The mail and telephone calls relative to the fat column were second in volume only to those I received when I quoted a friend of mine, Allen Jaeger, on suggesting that feminists probably came from another planet, so foreign are their concepts of logic and reason to the standards intended by our creator, Mr. God.

One caller on the fat column, no doubt herself a fat lady, said I was probably a Communist. When I asked why she felt I was dirty Red (Karl Marx, to the best of my knowledge, did not take up the weight issue in "Das Kapital"), she replied, "Because you're so damned dumb!" and hung up.

I don't know that Communists are dumb exactly, but I want to honor the lady's earlier point of view, which was that I had no right to intrude on so intimate an area of discussion as one's body.

"That," she said somewhat snappishly, "should be a subject for the bedroom!"

Well, I've got other things I want to talk about in the bedroom, among which the subject of weight control is hardly ever included, although I read in Life magazine once that the average sex act uses up 150 calories.

Of course, that was a long time ago and what with new methods and positions introduced over the years, God knows how many calories are burned during a modern encounter. Perhaps thousands.

Other callers and writers alternately suggested I was either fat and emotionally disturbed or skinny and mean-spirited.

A lawyer dictated a rambling page-and-a-half, single-spaced letter on the side of, all together now, Good Health.

I am amazed that he bothered, but on the other hand perhaps I shouldn't be. There are so many lawyers in Los Angeles that business is probably pretty bad right now, because anyone with any money has already been sued. Lawyers may have to learn to do something else.

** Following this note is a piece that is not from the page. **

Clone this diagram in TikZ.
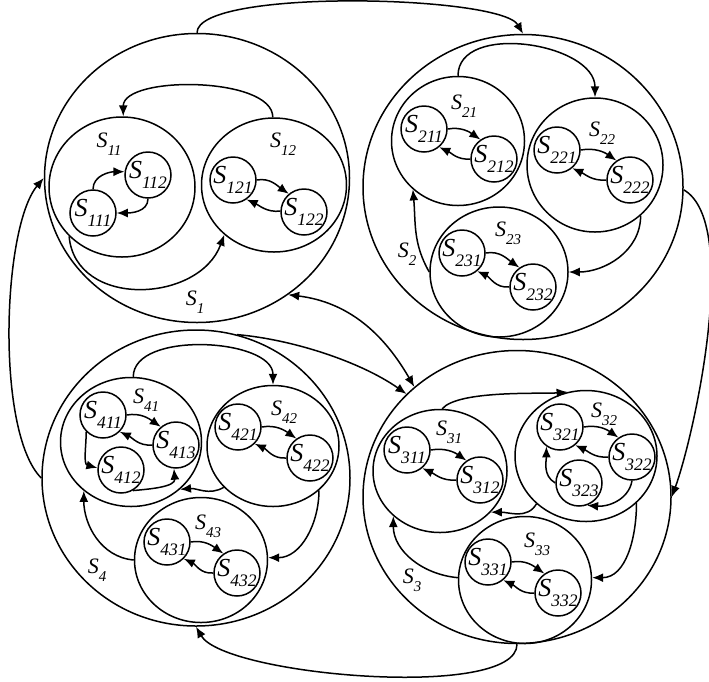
\documentclass[tikz,border=0pt]{standalone}
\usepackage{fontspec}
\setmainfont{Liberation Serif}
\usetikzlibrary{arrows.meta,shapes.geometric}
\newcommand{\grpname}[1]{\textit{S}\raisebox{-8pt}{\fontsize{15}{15}\selectfont\textit{#1}}}
\newcommand{\statename}[1]{\textit{S}\raisebox{-10pt}{\fontsize{17.5}{17.5}\selectfont\textit{#1}}}
\tikzset{
  hssystem/.style={
    ellipse, draw=black, line width=1.5pt, inner sep=0pt
  },
  hsgroup/.style={
    ellipse, draw=black, line width=1.5pt, inner sep=0pt
  },
  hsstate/.style={
    circle, draw=black, line width=1.5pt,
    minimum size=46pt, inner sep=-5pt, font=\fontsize{26}{26}\selectfont
  },
  hslabel/.style={inner sep=0pt,font=\fontsize{22}{22}\selectfont},
  hsedge/.style={-{Latex[length=11pt,width=9pt]},line width=1.5pt},
  hsboth/.style={{Latex[length=11pt,width=9pt]}-{Latex[length=11pt,width=9pt]},line width=1.5pt}
}

\begin{document}
\begin{tikzpicture}[x=1pt,y=1pt]
\useasboundingbox (0,0) rectangle (709,-681);

% S1: two groups of two states
\node[hssystem,minimum width=305pt,minimum height=289pt] (s1) at (197,-178) {};
\node[hsgroup,minimum width=146pt,minimum height=140pt] (s11) at (122,-187) {};
\node[hsgroup,minimum width=145pt,minimum height=134pt] (s12) at (274,-185) {};
\node[hsstate] (s111) at (93,-213) {\statename{111}};
\node[hsstate] (s112) at (148,-175) {\statename{112}};
\node[hsstate] (s121) at (233,-180) {\statename{121}};
\node[hsstate] (s122) at (304,-212) {\statename{122}};
\node[hslabel] (l1) at (195,-302) {\grpname{1}};
\node[hslabel] (l11) at (109,-144) {\grpname{11}};
\node[hslabel] (l12) at (283,-144) {\grpname{12}};
\draw[hsedge] (s12.91) to[out=90,in=90,looseness=0.7] (s11.89);
\draw[hsedge] (s11.223) to[out=-85,in=-110,looseness=1.2] (s12.225);
\draw[hsedge] (s111.90) to[out=90,in=180] (s112.172);
\draw[hsedge] (s112.-90) to[out=-90,in=0] (s111.0);
\draw[hsedge] (s121.0) to[out=10,in=145] (s122.130);
\draw[hsedge] (s122.178) to[out=185,in=-25] (s121.-55);

% S2: three groups
\node[hssystem,minimum width=320pt,minimum height=305pt] (s2) at (523,-187) {};
\node[hsgroup,minimum width=133pt,minimum height=129pt] (s21) at (458,-141) {};
\node[hsgroup,minimum width=136pt,minimum height=134pt] (s22) at (595,-165) {};
\node[hsgroup,minimum width=138pt,minimum height=130pt] (s23) at (499,-272) {};
\node[hsstate] (s211) at (424,-129) {\statename{211}};
\node[hsstate] (s212) at (494,-159) {\statename{212}};
\node[hsstate] (s221) at (557,-150) {\statename{221}};
\node[hsstate] (s222) at (630,-180) {\statename{222}};
\node[hsstate] (s231) at (462,-253) {\statename{231}};
\node[hsstate] (s232) at (533,-287) {\statename{232}};
\node[hslabel] (l2) at (407,-254) {\grpname{2}};
\node[hslabel] (l21) at (464,-106) {\grpname{21}};
\node[hslabel] (l22) at (602,-133) {\grpname{22}};
\node[hslabel] (l23) at (508,-233) {\grpname{23}};
\draw[hsedge] (s21.90) to[out=90,in=90,looseness=1] (s22.90);
\draw[hsedge] (s22.-48) to[out=-90,in=0] (s23.0);
\draw[hsedge] (s23.180) to[out=120,in=-85] (s21.-133);
\draw[hsedge] (s211.0) to[out=10,in=145] (s212.125);
\draw[hsedge] (s212.180) to[out=185,in=-25] (s211.-50);
\draw[hsedge] (s221.0) to[out=10,in=145] (s222.125);
\draw[hsedge] (s222.180) to[out=185,in=-25] (s221.-50);
\draw[hsedge] (s231.0) to[out=10,in=145] (s232.125);
\draw[hsedge] (s232.180) to[out=185,in=-25] (s231.-50);

% S3: three groups, one of them with three states
\node[hssystem,minimum width=308pt,minimum height=293pt] (s3) at (517,-497) {};
\node[hsgroup,minimum width=134pt,minimum height=123pt] (s31) at (440,-471) {};
\node[hsgroup,minimum width=142pt,minimum height=131pt] (s32) at (586,-456) {};
\node[hsgroup,minimum width=133pt,minimum height=127pt] (s33) at (525,-580) {};
\node[hsstate] (s311) at (407,-450) {\statename{311}};
\node[hsstate] (s312) at (480,-480) {\statename{312}};
\node[hsstate] (s321) at (560,-427) {\statename{321}};
\node[hsstate] (s322) at (632,-457) {\statename{322}};
\node[hsstate] (s323) at (579,-483) {\statename{323}};
\node[hsstate] (s331) at (488,-562) {\statename{331}};
\node[hsstate] (s332) at (558,-593) {\statename{332}};
\node[hslabel] (l3) at (412,-580) {\grpname{3}};
\node[hslabel] (l31) at (449,-432) {\grpname{31}};
\node[hslabel] (l32) at (604,-414) {\grpname{32}};
\node[hslabel] (l33) at (537,-544) {\grpname{33}};
\draw[hsedge] (s31.88) to[out=50,in=185,looseness=0.5] (s32.106);
\draw[hsedge] (s32.-136) to[out=-120,in=0] (s31.-39);
\draw[hsedge] (s32.-43) to[out=-90,in=0] (s33.2);
\draw[hsedge] (s33.178) to[out=175,in=-90] (s31.-136);
\draw[hsedge] (s311.0) to[out=10,in=145] (s312.125);
\draw[hsedge] (s312.180) to[out=185,in=-25] (s311.-50);
\draw[hsedge] (s321.0) to[out=10,in=145] (s322.125);
\draw[hsedge] (s322.180) to[out=185,in=-25] (s321.-50);
\draw[hsedge] (s323.180) to[out=150,in=-90] (s321.-125);
\draw[hsedge] (s322.-90) to[out=-100,in=-5] (s323.-70);
\draw[hsedge] (s331.0) to[out=10,in=145] (s332.125);
\draw[hsedge] (s332.180) to[out=185,in=-25] (s331.-50);

% S4: three groups, one of them with three states
\node[hssystem,minimum width=308pt,minimum height=296pt] (s4) at (196,-478) {};
\node[hsgroup,minimum width=141pt,minimum height=129pt] (s41) at (131,-442) {};
\node[hsgroup,minimum width=132pt,minimum height=121pt] (s42) at (273,-446) {};
\node[hsgroup,minimum width=133pt,minimum height=125pt] (s43) at (201,-560) {};
\node[hsstate] (s411) at (103,-415) {\statename{411}};
\node[hsstate] (s412) at (121,-470) {\statename{412}};
\node[hsstate] (s413) at (176,-445) {\statename{413}};
\node[hsstate] (s421) at (238,-427) {\statename{421}};
\node[hsstate] (s422) at (310,-458) {\statename{422}};
\node[hsstate] (s431) at (167,-542) {\statename{431}};
\node[hsstate] (s432) at (237,-573) {\statename{432}};
\node[hslabel] (l4) at (97,-570) {\grpname{4}};
\node[hslabel] (l41) at (146,-400) {\grpname{41}};
\node[hslabel] (l42) at (284,-412) {\grpname{42}};
\node[hslabel] (l43) at (208,-526) {\grpname{43}};
\draw[hsedge] (s41.88) to[out=90,in=90,looseness=0.85] (s42.90);
\draw[hsedge] (s42.-140) to[out=-150,in=5] (s41.-44);
\draw[hsedge] (s42.-44) to[out=-90,in=0] (s43.2);
\draw[hsedge] (s43.180) to[out=175,in=-90] (s41.-134);
\draw[hsedge] (s411.0) to[out=10,in=145] (s413.130);
\draw[hsedge] (s413.180) to[out=185,in=-25] (s411.-45);
\draw[hsedge] (s411.-135) to[out=-90,in=165] (s412.175);
\draw[hsedge] (s412.-60) to[out=5,in=-85] (s413.-95);
\draw[hsedge] (s421.0) to[out=10,in=145] (s422.125);
\draw[hsedge] (s422.180) to[out=185,in=-25] (s421.-45);
\draw[hsedge] (s431.0) to[out=10,in=145] (s432.125);
\draw[hsedge] (s432.180) to[out=185,in=-25] (s431.-45);

% transitions between the four systems
\draw[hsedge] (s1.90) to[out=90,in=120,looseness=0.35] (s2.90);
\draw[hsedge] (s2.-1) to[out=-30,in=70,looseness=0.55] (s3.0);
\draw[hsedge] (s3.-90) to[out=-90,in=-60,looseness=0.45] (s4.-90);
\draw[hsedge] (s4.180) to[out=135,in=-130,looseness=0.55] (s1.180);
\draw[hsboth] (s1.-52) to[out=-7,in=120] (s3.133);
\draw[hsedge] (s4.74) to[out=-5,in=145,looseness=0.8] (s3.137);
\end{tikzpicture}
\end{document}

I almost didn't read all of the letter, the opening prose was so murky. It began:

"Your article displayed as much deficiency in your ability to take liberties with the truth as Henry seemed to take liberties with your 'friendship.' "

I have never been a whiz at grammar, but I recognize a clumsy sentence when I see one. What the man appears to be trying to say is that I am deficient in my ability to take liberties with the truth.

To the contrary, I am very good at taking liberties with the truth. That's why they gave me a column. I am also good at quoting sources out of context, which the lawyer asked me specifically not to do, and which, of course, I now display my lack of deficiency at, as the barrister might have written.

No one said anyone who practiced law necessarily had to be able to read and write.

But possibly my most enlightening letter was from a self-healer who, concerning her expertise, wrote:

"People get what they need: If you're overweight, you'll lose. If your neck hurts, it will stop (usually within 48 hours)." Then she added, and this is important: "Naturally, if you don't have a pain in the neck, it can't go away."


Finally, back to the lawyer who asked that I not quote him out of context: "That seems to be a not uncommon shortcoming amongst journalists who misuse their built-in advantage of being able to get the last word, in print."